## Given data

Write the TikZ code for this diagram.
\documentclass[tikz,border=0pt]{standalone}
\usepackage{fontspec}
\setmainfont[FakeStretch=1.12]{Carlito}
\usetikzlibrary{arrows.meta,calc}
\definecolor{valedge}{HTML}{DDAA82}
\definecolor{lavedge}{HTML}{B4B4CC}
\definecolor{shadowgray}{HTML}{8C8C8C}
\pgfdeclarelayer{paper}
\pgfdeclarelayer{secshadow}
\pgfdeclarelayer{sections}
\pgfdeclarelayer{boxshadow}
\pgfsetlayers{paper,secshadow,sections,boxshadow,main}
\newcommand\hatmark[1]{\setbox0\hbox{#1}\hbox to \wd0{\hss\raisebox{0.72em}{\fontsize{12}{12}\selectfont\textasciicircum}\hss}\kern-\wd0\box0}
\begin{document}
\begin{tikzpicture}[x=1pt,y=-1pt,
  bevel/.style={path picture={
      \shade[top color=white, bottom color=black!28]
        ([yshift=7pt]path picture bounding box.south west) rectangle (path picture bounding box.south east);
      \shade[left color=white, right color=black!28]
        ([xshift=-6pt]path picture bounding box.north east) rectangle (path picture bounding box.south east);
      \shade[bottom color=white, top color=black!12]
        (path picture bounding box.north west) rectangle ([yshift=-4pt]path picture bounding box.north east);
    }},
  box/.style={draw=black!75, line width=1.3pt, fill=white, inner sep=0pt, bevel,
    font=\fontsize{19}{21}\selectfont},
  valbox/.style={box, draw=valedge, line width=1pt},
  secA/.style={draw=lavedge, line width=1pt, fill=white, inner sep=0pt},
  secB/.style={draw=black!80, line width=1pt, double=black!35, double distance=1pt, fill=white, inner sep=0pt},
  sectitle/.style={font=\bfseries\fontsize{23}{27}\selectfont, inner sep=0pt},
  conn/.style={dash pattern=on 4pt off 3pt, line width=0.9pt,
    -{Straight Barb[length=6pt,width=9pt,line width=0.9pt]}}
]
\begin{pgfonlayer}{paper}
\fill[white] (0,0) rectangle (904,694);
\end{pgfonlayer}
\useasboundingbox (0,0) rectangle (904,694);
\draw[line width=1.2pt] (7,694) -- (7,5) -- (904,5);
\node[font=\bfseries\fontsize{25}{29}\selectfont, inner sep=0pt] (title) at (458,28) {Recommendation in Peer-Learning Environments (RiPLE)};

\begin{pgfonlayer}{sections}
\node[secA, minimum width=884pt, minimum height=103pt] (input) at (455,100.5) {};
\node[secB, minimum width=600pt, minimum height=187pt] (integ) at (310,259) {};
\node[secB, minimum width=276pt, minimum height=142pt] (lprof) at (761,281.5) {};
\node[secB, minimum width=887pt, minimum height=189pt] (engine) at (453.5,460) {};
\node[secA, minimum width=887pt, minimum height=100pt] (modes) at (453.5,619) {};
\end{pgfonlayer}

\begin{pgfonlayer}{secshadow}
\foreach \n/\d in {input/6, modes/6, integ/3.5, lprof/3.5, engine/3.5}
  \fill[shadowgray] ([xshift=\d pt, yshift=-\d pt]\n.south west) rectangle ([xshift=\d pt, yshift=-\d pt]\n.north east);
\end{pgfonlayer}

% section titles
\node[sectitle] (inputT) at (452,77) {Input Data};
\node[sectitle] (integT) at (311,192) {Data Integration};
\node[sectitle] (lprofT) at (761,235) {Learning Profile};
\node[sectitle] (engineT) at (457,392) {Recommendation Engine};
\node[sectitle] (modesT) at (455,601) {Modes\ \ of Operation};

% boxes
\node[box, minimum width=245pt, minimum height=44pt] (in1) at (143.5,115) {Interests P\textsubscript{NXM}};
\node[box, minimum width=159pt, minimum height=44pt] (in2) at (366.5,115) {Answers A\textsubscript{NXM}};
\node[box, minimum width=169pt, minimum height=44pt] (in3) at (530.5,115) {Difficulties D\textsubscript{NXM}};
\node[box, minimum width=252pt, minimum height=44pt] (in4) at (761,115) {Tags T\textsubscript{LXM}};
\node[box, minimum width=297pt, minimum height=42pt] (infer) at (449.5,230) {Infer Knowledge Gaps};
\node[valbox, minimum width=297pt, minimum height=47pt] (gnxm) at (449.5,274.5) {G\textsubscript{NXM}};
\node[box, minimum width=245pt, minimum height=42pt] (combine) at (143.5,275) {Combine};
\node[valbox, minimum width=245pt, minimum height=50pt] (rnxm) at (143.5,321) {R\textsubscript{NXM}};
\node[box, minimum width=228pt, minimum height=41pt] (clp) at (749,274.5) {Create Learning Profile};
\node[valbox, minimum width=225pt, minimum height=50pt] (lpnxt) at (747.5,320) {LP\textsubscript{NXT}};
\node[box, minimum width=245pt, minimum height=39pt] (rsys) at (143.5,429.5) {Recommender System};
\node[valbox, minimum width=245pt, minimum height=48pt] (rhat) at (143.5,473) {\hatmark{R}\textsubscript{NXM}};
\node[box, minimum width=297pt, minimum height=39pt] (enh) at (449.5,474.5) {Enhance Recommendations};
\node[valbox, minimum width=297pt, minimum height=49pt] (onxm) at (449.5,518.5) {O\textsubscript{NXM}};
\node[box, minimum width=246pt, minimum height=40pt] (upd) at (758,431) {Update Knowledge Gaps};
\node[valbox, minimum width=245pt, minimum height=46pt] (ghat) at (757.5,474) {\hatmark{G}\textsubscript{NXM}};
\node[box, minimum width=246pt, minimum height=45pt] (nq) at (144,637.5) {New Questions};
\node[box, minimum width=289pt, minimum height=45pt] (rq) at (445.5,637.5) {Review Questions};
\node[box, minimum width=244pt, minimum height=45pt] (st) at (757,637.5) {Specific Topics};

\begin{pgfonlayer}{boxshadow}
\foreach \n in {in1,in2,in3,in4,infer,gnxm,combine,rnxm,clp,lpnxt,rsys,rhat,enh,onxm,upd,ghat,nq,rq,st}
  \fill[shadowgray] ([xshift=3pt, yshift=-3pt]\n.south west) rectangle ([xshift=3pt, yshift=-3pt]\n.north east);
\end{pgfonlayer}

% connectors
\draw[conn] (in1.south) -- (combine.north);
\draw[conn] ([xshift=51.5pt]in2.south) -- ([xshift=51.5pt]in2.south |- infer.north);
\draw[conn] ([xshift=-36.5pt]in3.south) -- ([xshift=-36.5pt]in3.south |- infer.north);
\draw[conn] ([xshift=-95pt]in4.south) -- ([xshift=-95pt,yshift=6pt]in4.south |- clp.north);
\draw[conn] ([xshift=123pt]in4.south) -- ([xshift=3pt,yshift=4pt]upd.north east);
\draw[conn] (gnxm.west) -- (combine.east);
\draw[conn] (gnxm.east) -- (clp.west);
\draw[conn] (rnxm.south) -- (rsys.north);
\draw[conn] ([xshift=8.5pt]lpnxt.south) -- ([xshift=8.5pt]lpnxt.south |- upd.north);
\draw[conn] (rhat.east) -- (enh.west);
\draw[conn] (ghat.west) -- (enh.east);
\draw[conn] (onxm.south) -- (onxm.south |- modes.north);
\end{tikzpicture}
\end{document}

## Set task
Take the listing above and set it down exactly.

## Output of the task
Write the TikZ code for this diagram.
\documentclass[tikz,border=0pt]{standalone}
\usepackage{fontspec}
\setmainfont[FakeStretch=1.12]{Carlito}
\usetikzlibrary{arrows.meta,calc}
\definecolor{valedge}{HTML}{DDAA82}
\definecolor{lavedge}{HTML}{B4B4CC}
\definecolor{shadowgray}{HTML}{8C8C8C}
\pgfdeclarelayer{paper}
\pgfdeclarelayer{secshadow}
\pgfdeclarelayer{sections}
\pgfdeclarelayer{boxshadow}
\pgfsetlayers{paper,secshadow,sections,boxshadow,main}
\newcommand\hatmark[1]{\setbox0\hbox{#1}\hbox to \wd0{\hss\raisebox{0.72em}{\fontsize{12}{12}\selectfont\textasciicircum}\hss}\kern-\wd0\box0}
\begin{document}
\begin{tikzpicture}[x=1pt,y=-1pt,
  bevel/.style={path picture={
      \shade[top color=white, bottom color=black!28]
        ([yshift=7pt]path picture bounding box.south west) rectangle (path picture bounding box.south east);
      \shade[left color=white, right color=black!28]
        ([xshift=-6pt]path picture bounding box.north east) rectangle (path picture bounding box.south east);
      \shade[bottom color=white, top color=black!12]
        (path picture bounding box.north west) rectangle ([yshift=-4pt]path picture bounding box.north east);
    }},
  box/.style={draw=black!75, line width=1.3pt, fill=white, inner sep=0pt, bevel,
    font=\fontsize{19}{21}\selectfont},
  valbox/.style={box, draw=valedge, line width=1pt},
  secA/.style={draw=lavedge, line width=1pt, fill=white, inner sep=0pt},
  secB/.style={draw=black!80, line width=1pt, double=black!35, double distance=1pt, fill=white, inner sep=0pt},
  sectitle/.style={font=\bfseries\fontsize{23}{27}\selectfont, inner sep=0pt},
  conn/.style={dash pattern=on 4pt off 3pt, line width=0.9pt,
    -{Straight Barb[length=6pt,width=9pt,line width=0.9pt]}}
]
\begin{pgfonlayer}{paper}
\fill[white] (0,0) rectangle (904,694);
\end{pgfonlayer}
\useasboundingbox (0,0) rectangle (904,694);
\draw[line width=1.2pt] (7,694) -- (7,5) -- (904,5);
\node[font=\bfseries\fontsize{25}{29}\selectfont, inner sep=0pt] (title) at (458,28) {Recommendation in Peer-Learning Environments (RiPLE)};

\begin{pgfonlayer}{sections}
\node[secA, minimum width=884pt, minimum height=103pt] (input) at (455,100.5) {};
\node[secB, minimum width=600pt, minimum height=187pt] (integ) at (310,259) {};
\node[secB, minimum width=276pt, minimum height=142pt] (lprof) at (761,281.5) {};
\node[secB, minimum width=887pt, minimum height=189pt] (engine) at (453.5,460) {};
\node[secA, minimum width=887pt, minimum height=100pt] (modes) at (453.5,619) {};
\end{pgfonlayer}

\begin{pgfonlayer}{secshadow}
\foreach \n/\d in {input/6, modes/6, integ/3.5, lprof/3.5, engine/3.5}
  \fill[shadowgray] ([xshift=\d pt, yshift=-\d pt]\n.south west) rectangle ([xshift=\d pt, yshift=-\d pt]\n.north east);
\end{pgfonlayer}

% section titles
\node[sectitle] (inputT) at (452,77) {Input Data};
\node[sectitle] (integT) at (311,192) {Data Integration};
\node[sectitle] (lprofT) at (761,235) {Learning Profile};
\node[sectitle] (engineT) at (457,392) {Recommendation Engine};
\node[sectitle] (modesT) at (455,601) {Modes\ \ of Operation};

% boxes
\node[box, minimum width=245pt, minimum height=44pt] (in1) at (143.5,115) {Interests P\textsubscript{NXM}};
\node[box, minimum width=159pt, minimum height=44pt] (in2) at (366.5,115) {Answers A\textsubscript{NXM}};
\node[box, minimum width=169pt, minimum height=44pt] (in3) at (530.5,115) {Difficulties D\textsubscript{NXM}};
\node[box, minimum width=252pt, minimum height=44pt] (in4) at (761,115) {Tags T\textsubscript{LXM}};
\node[box, minimum width=297pt, minimum height=42pt] (infer) at (449.5,230) {Infer Knowledge Gaps};
\node[valbox, minimum width=297pt, minimum height=47pt] (gnxm) at (449.5,274.5) {G\textsubscript{NXM}};
\node[box, minimum width=245pt, minimum height=42pt] (combine) at (143.5,275) {Combine};
\node[valbox, minimum width=245pt, minimum height=50pt] (rnxm) at (143.5,321) {R\textsubscript{NXM}};
\node[box, minimum width=228pt, minimum height=41pt] (clp) at (749,274.5) {Create Learning Profile};
\node[valbox, minimum width=225pt, minimum height=50pt] (lpnxt) at (747.5,320) {LP\textsubscript{NXT}};
\node[box, minimum width=245pt, minimum height=39pt] (rsys) at (143.5,429.5) {Recommender System};
\node[valbox, minimum width=245pt, minimum height=48pt] (rhat) at (143.5,473) {\hatmark{R}\textsubscript{NXM}};
\node[box, minimum width=297pt, minimum height=39pt] (enh) at (449.5,474.5) {Enhance Recommendations};
\node[valbox, minimum width=297pt, minimum height=49pt] (onxm) at (449.5,518.5) {O\textsubscript{NXM}};
\node[box, minimum width=246pt, minimum height=40pt] (upd) at (758,431) {Update Knowledge Gaps};
\node[valbox, minimum width=245pt, minimum height=46pt] (ghat) at (757.5,474) {\hatmark{G}\textsubscript{NXM}};
\node[box, minimum width=246pt, minimum height=45pt] (nq) at (144,637.5) {New Questions};
\node[box, minimum width=289pt, minimum height=45pt] (rq) at (445.5,637.5) {Review Questions};
\node[box, minimum width=244pt, minimum height=45pt] (st) at (757,637.5) {Specific Topics};

\begin{pgfonlayer}{boxshadow}
\foreach \n in {in1,in2,in3,in4,infer,gnxm,combine,rnxm,clp,lpnxt,rsys,rhat,enh,onxm,upd,ghat,nq,rq,st}
  \fill[shadowgray] ([xshift=3pt, yshift=-3pt]\n.south west) rectangle ([xshift=3pt, yshift=-3pt]\n.north east);
\end{pgfonlayer}

% connectors
\draw[conn] (in1.south) -- (combine.north);
\draw[conn] ([xshift=51.5pt]in2.south) -- ([xshift=51.5pt]in2.south |- infer.north);
\draw[conn] ([xshift=-36.5pt]in3.south) -- ([xshift=-36.5pt]in3.south |- infer.north);
\draw[conn] ([xshift=-95pt]in4.south) -- ([xshift=-95pt,yshift=6pt]in4.south |- clp.north);
\draw[conn] ([xshift=123pt]in4.south) -- ([xshift=3pt,yshift=4pt]upd.north east);
\draw[conn] (gnxm.west) -- (combine.east);
\draw[conn] (gnxm.east) -- (clp.west);
\draw[conn] (rnxm.south) -- (rsys.north);
\draw[conn] ([xshift=8.5pt]lpnxt.south) -- ([xshift=8.5pt]lpnxt.south |- upd.north);
\draw[conn] (rhat.east) -- (enh.west);
\draw[conn] (ghat.west) -- (enh.east);
\draw[conn] (onxm.south) -- (onxm.south |- modes.north);
\end{tikzpicture}
\end{document}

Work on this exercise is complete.